→ **Your goal**
Retype the records below word for word and omit any image.
══ Data section ══
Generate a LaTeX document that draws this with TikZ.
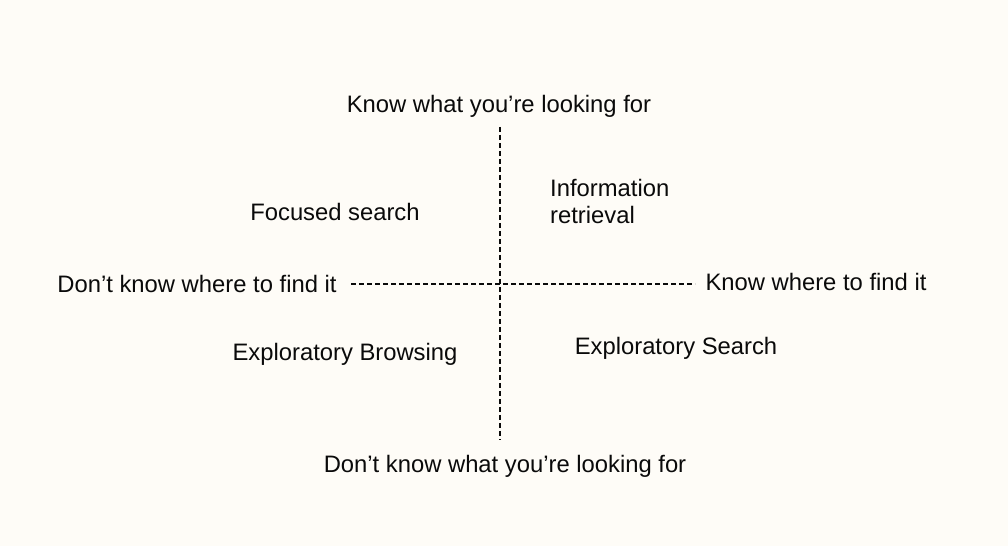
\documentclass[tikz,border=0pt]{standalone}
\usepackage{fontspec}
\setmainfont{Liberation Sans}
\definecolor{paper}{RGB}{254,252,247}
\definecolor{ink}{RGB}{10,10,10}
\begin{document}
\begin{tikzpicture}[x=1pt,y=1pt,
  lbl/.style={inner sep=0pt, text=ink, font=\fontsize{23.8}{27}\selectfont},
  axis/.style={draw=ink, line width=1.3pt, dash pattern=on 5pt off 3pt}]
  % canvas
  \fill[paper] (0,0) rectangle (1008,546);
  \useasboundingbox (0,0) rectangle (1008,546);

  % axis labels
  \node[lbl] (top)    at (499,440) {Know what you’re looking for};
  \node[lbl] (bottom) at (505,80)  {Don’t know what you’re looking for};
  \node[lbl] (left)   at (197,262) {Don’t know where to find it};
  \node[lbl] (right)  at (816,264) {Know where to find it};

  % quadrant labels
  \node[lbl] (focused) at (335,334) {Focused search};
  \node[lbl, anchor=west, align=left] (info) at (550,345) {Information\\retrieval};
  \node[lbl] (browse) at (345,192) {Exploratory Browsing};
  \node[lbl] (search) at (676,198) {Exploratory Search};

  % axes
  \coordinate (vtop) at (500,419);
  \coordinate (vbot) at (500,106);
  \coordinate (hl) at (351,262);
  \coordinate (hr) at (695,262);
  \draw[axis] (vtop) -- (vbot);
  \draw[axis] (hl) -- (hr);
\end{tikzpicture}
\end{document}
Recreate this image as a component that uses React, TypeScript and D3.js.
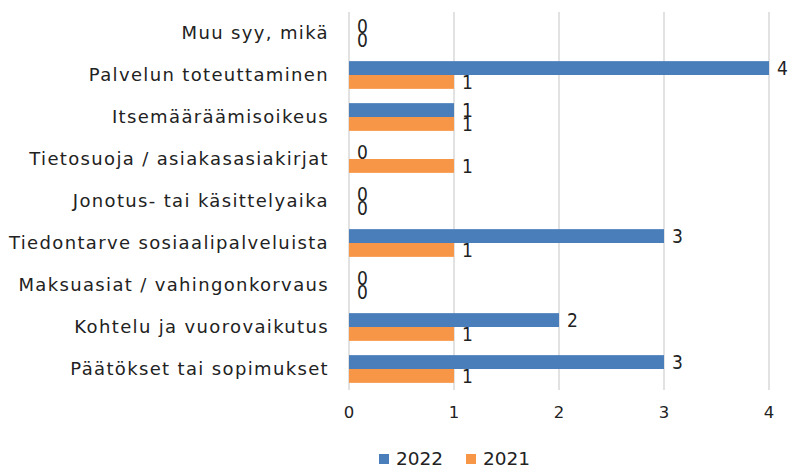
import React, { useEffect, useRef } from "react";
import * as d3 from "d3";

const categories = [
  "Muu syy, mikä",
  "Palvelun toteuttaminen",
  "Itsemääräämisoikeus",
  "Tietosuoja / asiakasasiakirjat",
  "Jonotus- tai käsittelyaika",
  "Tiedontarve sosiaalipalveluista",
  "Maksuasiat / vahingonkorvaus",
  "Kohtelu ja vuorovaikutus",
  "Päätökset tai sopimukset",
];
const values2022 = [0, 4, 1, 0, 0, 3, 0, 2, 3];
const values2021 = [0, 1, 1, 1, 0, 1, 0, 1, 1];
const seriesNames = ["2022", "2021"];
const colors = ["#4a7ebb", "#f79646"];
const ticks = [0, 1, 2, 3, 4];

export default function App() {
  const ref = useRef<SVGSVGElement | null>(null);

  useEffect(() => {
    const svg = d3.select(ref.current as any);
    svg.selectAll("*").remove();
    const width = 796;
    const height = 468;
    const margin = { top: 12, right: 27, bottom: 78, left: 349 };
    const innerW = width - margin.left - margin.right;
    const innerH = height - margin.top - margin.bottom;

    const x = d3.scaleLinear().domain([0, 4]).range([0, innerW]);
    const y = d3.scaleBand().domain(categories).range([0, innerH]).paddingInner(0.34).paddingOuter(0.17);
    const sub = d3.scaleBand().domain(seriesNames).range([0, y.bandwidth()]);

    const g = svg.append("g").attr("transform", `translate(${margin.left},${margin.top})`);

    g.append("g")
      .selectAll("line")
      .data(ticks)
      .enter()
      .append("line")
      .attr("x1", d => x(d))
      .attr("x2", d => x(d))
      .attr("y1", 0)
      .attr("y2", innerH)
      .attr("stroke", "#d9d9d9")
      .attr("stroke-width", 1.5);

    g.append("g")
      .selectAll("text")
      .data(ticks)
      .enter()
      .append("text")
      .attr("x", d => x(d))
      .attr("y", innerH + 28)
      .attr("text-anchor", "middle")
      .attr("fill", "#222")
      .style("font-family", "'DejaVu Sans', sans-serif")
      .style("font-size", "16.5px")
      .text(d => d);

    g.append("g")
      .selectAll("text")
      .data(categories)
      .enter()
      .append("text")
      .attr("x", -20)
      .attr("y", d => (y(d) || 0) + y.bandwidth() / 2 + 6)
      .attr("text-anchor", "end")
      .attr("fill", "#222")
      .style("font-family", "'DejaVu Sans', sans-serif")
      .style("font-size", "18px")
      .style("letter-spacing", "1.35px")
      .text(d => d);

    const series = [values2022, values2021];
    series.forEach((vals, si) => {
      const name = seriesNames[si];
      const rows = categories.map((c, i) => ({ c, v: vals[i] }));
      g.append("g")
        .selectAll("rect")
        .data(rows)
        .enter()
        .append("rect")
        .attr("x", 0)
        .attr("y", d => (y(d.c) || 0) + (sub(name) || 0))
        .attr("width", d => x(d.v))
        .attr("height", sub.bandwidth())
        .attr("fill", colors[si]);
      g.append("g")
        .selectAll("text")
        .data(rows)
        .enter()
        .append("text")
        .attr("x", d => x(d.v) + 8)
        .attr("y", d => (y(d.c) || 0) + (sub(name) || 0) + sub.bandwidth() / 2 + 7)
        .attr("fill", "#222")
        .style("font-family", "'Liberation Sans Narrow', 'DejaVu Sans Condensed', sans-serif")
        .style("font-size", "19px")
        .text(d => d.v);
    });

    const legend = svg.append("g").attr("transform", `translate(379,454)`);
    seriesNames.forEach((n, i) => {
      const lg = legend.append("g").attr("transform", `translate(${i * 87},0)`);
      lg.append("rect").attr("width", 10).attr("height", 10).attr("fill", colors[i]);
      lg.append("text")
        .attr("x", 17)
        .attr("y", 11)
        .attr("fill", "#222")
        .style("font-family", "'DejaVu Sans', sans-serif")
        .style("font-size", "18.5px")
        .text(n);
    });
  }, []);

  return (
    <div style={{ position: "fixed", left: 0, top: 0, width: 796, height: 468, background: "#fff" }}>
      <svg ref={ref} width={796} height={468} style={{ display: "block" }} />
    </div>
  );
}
═══
→ **Task output**
Generate a LaTeX document that draws this with TikZ.
\documentclass[tikz,border=0pt]{standalone}
\usepackage{fontspec}
\setmainfont{Liberation Sans}
\definecolor{paper}{RGB}{254,252,247}
\definecolor{ink}{RGB}{10,10,10}
\begin{document}
\begin{tikzpicture}[x=1pt,y=1pt,
  lbl/.style={inner sep=0pt, text=ink, font=\fontsize{23.8}{27}\selectfont},
  axis/.style={draw=ink, line width=1.3pt, dash pattern=on 5pt off 3pt}]
  % canvas
  \fill[paper] (0,0) rectangle (1008,546);
  \useasboundingbox (0,0) rectangle (1008,546);

  % axis labels
  \node[lbl] (top)    at (499,440) {Know what you’re looking for};
  \node[lbl] (bottom) at (505,80)  {Don’t know what you’re looking for};
  \node[lbl] (left)   at (197,262) {Don’t know where to find it};
  \node[lbl] (right)  at (816,264) {Know where to find it};

  % quadrant labels
  \node[lbl] (focused) at (335,334) {Focused search};
  \node[lbl, anchor=west, align=left] (info) at (550,345) {Information\\retrieval};
  \node[lbl] (browse) at (345,192) {Exploratory Browsing};
  \node[lbl] (search) at (676,198) {Exploratory Search};

  % axes
  \coordinate (vtop) at (500,419);
  \coordinate (vbot) at (500,106);
  \coordinate (hl) at (351,262);
  \coordinate (hr) at (695,262);
  \draw[axis] (vtop) -- (vbot);
  \draw[axis] (hl) -- (hr);
\end{tikzpicture}
\end{document}
Recreate this image as a component that uses React, TypeScript and D3.js.
import React, { useEffect, useRef } from "react";
import * as d3 from "d3";

const categories = [
  "Muu syy, mikä",
  "Palvelun toteuttaminen",
  "Itsemääräämisoikeus",
  "Tietosuoja / asiakasasiakirjat",
  "Jonotus- tai käsittelyaika",
  "Tiedontarve sosiaalipalveluista",
  "Maksuasiat / vahingonkorvaus",
  "Kohtelu ja vuorovaikutus",
  "Päätökset tai sopimukset",
];
const values2022 = [0, 4, 1, 0, 0, 3, 0, 2, 3];
const values2021 = [0, 1, 1, 1, 0, 1, 0, 1, 1];
const seriesNames = ["2022", "2021"];
const colors = ["#4a7ebb", "#f79646"];
const ticks = [0, 1, 2, 3, 4];

export default function App() {
  const ref = useRef<SVGSVGElement | null>(null);

  useEffect(() => {
    const svg = d3.select(ref.current as any);
    svg.selectAll("*").remove();
    const width = 796;
    const height = 468;
    const margin = { top: 12, right: 27, bottom: 78, left: 349 };
    const innerW = width - margin.left - margin.right;
    const innerH = height - margin.top - margin.bottom;

    const x = d3.scaleLinear().domain([0, 4]).range([0, innerW]);
    const y = d3.scaleBand().domain(categories).range([0, innerH]).paddingInner(0.34).paddingOuter(0.17);
    const sub = d3.scaleBand().domain(seriesNames).range([0, y.bandwidth()]);

    const g = svg.append("g").attr("transform", `translate(${margin.left},${margin.top})`);

    g.append("g")
      .selectAll("line")
      .data(ticks)
      .enter()
      .append("line")
      .attr("x1", d => x(d))
      .attr("x2", d => x(d))
      .attr("y1", 0)
      .attr("y2", innerH)
      .attr("stroke", "#d9d9d9")
      .attr("stroke-width", 1.5);

    g.append("g")
      .selectAll("text")
      .data(ticks)
      .enter()
      .append("text")
      .attr("x", d => x(d))
      .attr("y", innerH + 28)
      .attr("text-anchor", "middle")
      .attr("fill", "#222")
      .style("font-family", "'DejaVu Sans', sans-serif")
      .style("font-size", "16.5px")
      .text(d => d);

    g.append("g")
      .selectAll("text")
      .data(categories)
      .enter()
      .append("text")
      .attr("x", -20)
      .attr("y", d => (y(d) || 0) + y.bandwidth() / 2 + 6)
      .attr("text-anchor", "end")
      .attr("fill", "#222")
      .style("font-family", "'DejaVu Sans', sans-serif")
      .style("font-size", "18px")
      .style("letter-spacing", "1.35px")
      .text(d => d);

    const series = [values2022, values2021];
    series.forEach((vals, si) => {
      const name = seriesNames[si];
      const rows = categories.map((c, i) => ({ c, v: vals[i] }));
      g.append("g")
        .selectAll("rect")
        .data(rows)
        .enter()
        .append("rect")
        .attr("x", 0)
        .attr("y", d => (y(d.c) || 0) + (sub(name) || 0))
        .attr("width", d => x(d.v))
        .attr("height", sub.bandwidth())
        .attr("fill", colors[si]);
      g.append("g")
        .selectAll("text")
        .data(rows)
        .enter()
        .append("text")
        .attr("x", d => x(d.v) + 8)
        .attr("y", d => (y(d.c) || 0) + (sub(name) || 0) + sub.bandwidth() / 2 + 7)
        .attr("fill", "#222")
        .style("font-family", "'Liberation Sans Narrow', 'DejaVu Sans Condensed', sans-serif")
        .style("font-size", "19px")
        .text(d => d.v);
    });

    const legend = svg.append("g").attr("transform", `translate(379,454)`);
    seriesNames.forEach((n, i) => {
      const lg = legend.append("g").attr("transform", `translate(${i * 87},0)`);
      lg.append("rect").attr("width", 10).attr("height", 10).attr("fill", colors[i]);
      lg.append("text")
        .attr("x", 17)
        .attr("y", 11)
        .attr("fill", "#222")
        .style("font-family", "'DejaVu Sans', sans-serif")
        .style("font-size", "18.5px")
        .text(n);
    });
  }, []);

  return (
    <div style={{ position: "fixed", left: 0, top: 0, width: 796, height: 468, background: "#fff" }}>
      <svg ref={ref} width={796} height={468} style={{ display: "block" }} />
    </div>
  );
}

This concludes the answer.